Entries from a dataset
=====

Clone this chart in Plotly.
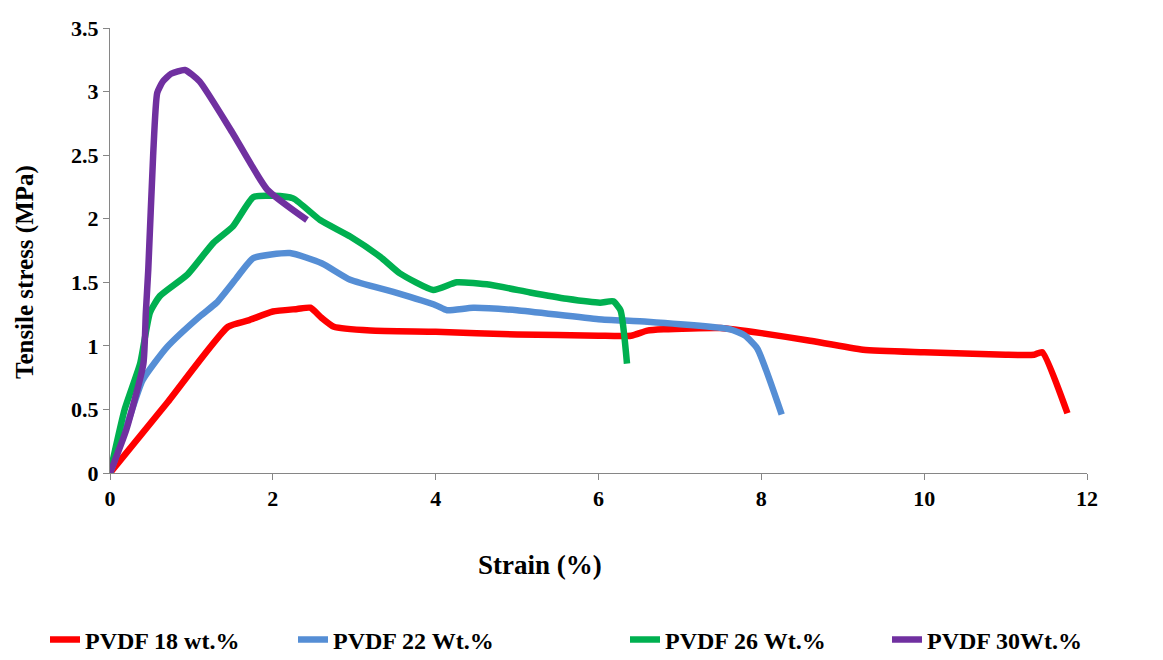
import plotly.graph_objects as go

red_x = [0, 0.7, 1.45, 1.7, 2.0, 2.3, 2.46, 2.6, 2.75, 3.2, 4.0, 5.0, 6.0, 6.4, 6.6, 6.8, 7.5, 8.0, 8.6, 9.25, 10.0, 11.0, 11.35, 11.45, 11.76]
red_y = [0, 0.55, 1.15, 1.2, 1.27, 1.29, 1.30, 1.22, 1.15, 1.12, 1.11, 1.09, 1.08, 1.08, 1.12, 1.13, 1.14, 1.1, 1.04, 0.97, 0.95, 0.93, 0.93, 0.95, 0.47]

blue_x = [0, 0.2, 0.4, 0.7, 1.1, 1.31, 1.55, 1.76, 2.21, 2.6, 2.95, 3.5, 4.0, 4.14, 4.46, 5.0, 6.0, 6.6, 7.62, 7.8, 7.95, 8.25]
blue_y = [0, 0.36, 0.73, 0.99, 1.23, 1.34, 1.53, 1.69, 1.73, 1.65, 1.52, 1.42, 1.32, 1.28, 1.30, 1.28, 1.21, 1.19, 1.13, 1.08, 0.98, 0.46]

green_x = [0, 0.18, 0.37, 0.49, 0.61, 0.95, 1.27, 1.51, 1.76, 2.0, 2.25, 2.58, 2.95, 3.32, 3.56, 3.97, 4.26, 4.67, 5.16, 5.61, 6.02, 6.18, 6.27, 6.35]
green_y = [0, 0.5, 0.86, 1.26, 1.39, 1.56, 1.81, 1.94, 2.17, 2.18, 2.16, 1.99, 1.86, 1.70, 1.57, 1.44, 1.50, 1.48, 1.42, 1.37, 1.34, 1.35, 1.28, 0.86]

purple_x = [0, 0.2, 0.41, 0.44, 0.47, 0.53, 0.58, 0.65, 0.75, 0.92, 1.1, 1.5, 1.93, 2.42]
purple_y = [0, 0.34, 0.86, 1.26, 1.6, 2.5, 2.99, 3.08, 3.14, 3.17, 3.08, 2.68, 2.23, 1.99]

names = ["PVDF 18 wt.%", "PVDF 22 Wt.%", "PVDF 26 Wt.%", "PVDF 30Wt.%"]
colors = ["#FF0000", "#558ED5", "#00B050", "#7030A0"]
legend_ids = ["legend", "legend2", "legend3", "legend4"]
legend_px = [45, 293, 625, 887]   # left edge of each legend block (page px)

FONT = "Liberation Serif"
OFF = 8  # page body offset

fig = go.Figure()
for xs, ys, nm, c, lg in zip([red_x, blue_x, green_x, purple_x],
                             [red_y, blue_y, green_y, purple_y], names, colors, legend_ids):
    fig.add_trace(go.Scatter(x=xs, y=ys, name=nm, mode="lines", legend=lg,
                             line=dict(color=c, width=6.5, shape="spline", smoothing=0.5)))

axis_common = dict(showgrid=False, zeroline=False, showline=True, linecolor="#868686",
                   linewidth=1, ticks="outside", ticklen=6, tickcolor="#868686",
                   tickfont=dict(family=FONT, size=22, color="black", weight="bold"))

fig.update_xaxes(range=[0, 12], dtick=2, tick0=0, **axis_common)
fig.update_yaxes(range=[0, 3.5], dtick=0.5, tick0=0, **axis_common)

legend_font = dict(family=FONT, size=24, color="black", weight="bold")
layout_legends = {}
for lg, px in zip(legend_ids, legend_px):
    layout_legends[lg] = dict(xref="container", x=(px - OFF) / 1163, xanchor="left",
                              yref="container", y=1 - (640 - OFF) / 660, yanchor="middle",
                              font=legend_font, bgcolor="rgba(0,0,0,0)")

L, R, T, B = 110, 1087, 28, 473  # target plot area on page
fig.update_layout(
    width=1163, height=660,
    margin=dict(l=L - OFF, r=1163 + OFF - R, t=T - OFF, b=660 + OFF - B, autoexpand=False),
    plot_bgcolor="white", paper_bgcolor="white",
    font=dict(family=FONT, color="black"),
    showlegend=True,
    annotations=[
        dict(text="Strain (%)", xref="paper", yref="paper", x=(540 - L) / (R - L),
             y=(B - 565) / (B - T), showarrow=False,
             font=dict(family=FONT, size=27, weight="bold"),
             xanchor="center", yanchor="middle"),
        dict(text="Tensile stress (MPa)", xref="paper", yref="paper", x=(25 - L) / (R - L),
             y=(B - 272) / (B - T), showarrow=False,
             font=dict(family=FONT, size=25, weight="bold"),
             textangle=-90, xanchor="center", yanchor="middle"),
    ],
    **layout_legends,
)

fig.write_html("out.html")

=====

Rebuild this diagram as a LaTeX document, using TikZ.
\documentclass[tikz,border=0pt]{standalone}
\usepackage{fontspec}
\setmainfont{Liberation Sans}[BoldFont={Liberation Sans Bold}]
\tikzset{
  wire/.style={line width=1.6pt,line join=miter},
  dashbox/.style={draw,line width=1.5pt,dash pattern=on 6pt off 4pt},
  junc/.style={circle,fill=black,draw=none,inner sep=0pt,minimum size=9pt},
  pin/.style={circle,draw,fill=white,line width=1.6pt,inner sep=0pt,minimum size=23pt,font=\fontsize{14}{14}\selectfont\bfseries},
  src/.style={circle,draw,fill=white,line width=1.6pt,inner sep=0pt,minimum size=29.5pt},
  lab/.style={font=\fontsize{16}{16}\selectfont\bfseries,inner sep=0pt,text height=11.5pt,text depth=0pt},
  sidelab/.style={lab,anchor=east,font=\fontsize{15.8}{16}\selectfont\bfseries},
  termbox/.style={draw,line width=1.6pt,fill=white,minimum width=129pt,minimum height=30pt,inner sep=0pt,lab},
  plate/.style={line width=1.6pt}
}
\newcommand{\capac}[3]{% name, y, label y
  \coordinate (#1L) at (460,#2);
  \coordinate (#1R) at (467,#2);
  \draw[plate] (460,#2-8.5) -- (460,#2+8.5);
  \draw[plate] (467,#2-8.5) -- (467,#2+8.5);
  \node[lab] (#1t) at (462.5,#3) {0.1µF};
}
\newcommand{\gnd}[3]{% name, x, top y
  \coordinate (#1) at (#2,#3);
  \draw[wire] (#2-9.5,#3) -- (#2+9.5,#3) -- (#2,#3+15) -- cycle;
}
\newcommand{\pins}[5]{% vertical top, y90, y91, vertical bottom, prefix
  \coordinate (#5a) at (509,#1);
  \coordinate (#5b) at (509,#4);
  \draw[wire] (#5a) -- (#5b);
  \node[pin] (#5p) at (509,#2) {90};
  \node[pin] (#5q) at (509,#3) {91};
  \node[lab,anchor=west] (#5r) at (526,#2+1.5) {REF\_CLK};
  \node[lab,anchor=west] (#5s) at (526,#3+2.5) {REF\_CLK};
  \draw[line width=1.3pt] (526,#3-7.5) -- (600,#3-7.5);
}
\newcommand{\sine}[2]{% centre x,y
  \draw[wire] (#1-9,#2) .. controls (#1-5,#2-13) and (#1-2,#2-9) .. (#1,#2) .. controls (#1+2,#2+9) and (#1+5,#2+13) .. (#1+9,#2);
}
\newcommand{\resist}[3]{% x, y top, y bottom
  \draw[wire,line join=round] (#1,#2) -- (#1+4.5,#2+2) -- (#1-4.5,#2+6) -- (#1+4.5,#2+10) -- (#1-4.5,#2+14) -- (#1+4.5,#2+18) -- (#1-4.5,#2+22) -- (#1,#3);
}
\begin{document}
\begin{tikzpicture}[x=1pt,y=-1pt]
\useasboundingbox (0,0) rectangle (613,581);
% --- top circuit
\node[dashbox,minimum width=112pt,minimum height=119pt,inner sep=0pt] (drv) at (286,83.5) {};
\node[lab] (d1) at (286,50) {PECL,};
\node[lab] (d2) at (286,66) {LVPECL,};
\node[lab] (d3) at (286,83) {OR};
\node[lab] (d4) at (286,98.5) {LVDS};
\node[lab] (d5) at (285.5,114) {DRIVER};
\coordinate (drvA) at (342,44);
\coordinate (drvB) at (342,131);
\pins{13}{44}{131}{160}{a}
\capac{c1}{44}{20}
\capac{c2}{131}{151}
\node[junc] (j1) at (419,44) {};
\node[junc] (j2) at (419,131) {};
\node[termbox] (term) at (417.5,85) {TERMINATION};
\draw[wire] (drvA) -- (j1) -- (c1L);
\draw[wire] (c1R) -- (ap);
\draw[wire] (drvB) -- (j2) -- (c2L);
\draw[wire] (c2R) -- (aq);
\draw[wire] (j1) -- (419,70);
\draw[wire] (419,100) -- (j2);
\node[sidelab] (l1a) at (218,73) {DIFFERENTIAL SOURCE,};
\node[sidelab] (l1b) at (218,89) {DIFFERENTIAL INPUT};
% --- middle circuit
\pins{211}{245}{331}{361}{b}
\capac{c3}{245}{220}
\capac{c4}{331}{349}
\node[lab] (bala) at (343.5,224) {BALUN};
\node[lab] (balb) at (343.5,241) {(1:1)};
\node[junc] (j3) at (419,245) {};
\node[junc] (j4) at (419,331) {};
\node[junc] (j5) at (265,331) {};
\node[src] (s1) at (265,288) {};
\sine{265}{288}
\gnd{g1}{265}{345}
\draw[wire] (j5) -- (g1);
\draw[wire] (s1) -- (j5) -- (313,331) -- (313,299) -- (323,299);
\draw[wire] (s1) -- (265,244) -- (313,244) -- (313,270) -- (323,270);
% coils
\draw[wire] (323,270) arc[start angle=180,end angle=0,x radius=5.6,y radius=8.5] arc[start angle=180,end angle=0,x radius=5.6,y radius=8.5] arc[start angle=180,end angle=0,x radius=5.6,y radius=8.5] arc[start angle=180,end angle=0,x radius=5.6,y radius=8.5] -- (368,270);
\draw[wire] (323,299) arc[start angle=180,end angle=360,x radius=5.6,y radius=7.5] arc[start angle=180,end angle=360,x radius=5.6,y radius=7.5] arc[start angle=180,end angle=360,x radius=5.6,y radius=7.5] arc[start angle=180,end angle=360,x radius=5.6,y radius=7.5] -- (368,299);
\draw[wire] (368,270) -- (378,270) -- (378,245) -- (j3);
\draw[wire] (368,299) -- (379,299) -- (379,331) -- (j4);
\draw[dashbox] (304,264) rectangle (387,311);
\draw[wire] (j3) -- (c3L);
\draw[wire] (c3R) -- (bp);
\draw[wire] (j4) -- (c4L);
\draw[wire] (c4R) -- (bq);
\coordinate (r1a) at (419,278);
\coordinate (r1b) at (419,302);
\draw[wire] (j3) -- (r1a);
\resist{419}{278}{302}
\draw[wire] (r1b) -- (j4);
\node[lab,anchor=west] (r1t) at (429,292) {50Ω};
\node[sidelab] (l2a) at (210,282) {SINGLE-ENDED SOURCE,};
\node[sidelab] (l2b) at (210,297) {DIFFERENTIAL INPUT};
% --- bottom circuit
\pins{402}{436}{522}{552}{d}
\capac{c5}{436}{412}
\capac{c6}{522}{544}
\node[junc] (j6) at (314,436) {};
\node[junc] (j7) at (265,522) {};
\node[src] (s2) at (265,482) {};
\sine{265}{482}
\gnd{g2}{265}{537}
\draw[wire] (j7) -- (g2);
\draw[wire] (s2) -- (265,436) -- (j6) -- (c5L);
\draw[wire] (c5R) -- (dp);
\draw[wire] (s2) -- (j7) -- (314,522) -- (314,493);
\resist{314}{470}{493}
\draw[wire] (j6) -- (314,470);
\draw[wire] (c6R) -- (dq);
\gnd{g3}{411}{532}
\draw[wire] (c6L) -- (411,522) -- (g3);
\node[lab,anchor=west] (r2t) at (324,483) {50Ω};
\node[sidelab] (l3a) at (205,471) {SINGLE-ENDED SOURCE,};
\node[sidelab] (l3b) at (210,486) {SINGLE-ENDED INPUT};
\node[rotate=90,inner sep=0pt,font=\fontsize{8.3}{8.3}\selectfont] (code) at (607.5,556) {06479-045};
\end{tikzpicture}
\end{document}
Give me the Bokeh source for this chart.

=====

> Aim of the task: Restate word for word the lines that begin at the one with "Clone this chart in Plotly." and end at the one with "0.93, 0.95, 0.47]", including both, and leave every picture aside.

> Solution to this problem:
Clone this chart in Plotly.
import plotly.graph_objects as go

red_x = [0, 0.7, 1.45, 1.7, 2.0, 2.3, 2.46, 2.6, 2.75, 3.2, 4.0, 5.0, 6.0, 6.4, 6.6, 6.8, 7.5, 8.0, 8.6, 9.25, 10.0, 11.0, 11.35, 11.45, 11.76]
red_y = [0, 0.55, 1.15, 1.2, 1.27, 1.29, 1.30, 1.22, 1.15, 1.12, 1.11, 1.09, 1.08, 1.08, 1.12, 1.13, 1.14, 1.1, 1.04, 0.97, 0.95, 0.93, 0.93, 0.95, 0.47]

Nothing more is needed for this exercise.